J Weezy
J Weezy

Reputation: 3957

Trying to understand Bash file setups/structure

This is an extension of a previously asked question: What are some common HDFS commands that can be mapped in the bash files?

I notice that the .bashrc and .bash_profile that I was initially provided are slightly different that what you have provided. Is this OK or some kind of different pattern?

The files that were copied over when I started are as follows:

.bashrc
.bash_profile

.bashrc

source /etc/bashrc 

...and a lot of other folder mappings

.bash_profile

# .bash_profile
# Get the aliases and functions
#if [ -f ~/.bashrc ]; then
#       .    ~/.bashrc
#fi
source ~/.bashrc

I created the .bash-aliases file as you recommended.

.bash_aliases

alias h="hdfs dfs"

I have modified the .bashrc file as follows

.bashrc - Modified

source /etc/bashrc 

...and a lot of other folder mappings

if [ -f ~/.bash_aliases ]; then
    . ~/.bash_aliases
fi

Upvotes: 0

Views: 88

Answers (1)

Alice
Alice

Reputation: 1432

The .bashrc code will be executed each before a new shell is started.

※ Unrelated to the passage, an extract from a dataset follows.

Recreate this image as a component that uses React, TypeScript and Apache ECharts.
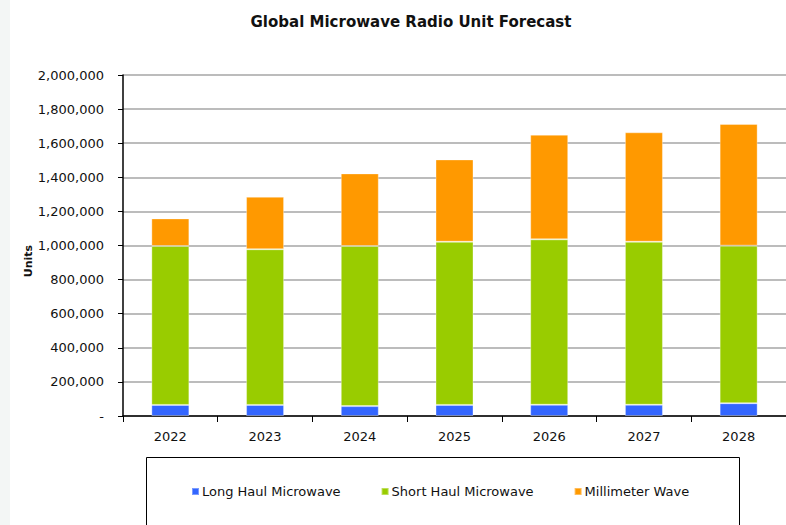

The code that is in there doesn't matter, as long as it is valid bash.

The other files (bash_aliases) are just here to separate the commands in different files.

This article explains it quite well: https://ss64.com/bash/syntax-bashrc.html

So to answer your question, it won't cause problems at all. All that matters is that the way it's done satisfies you.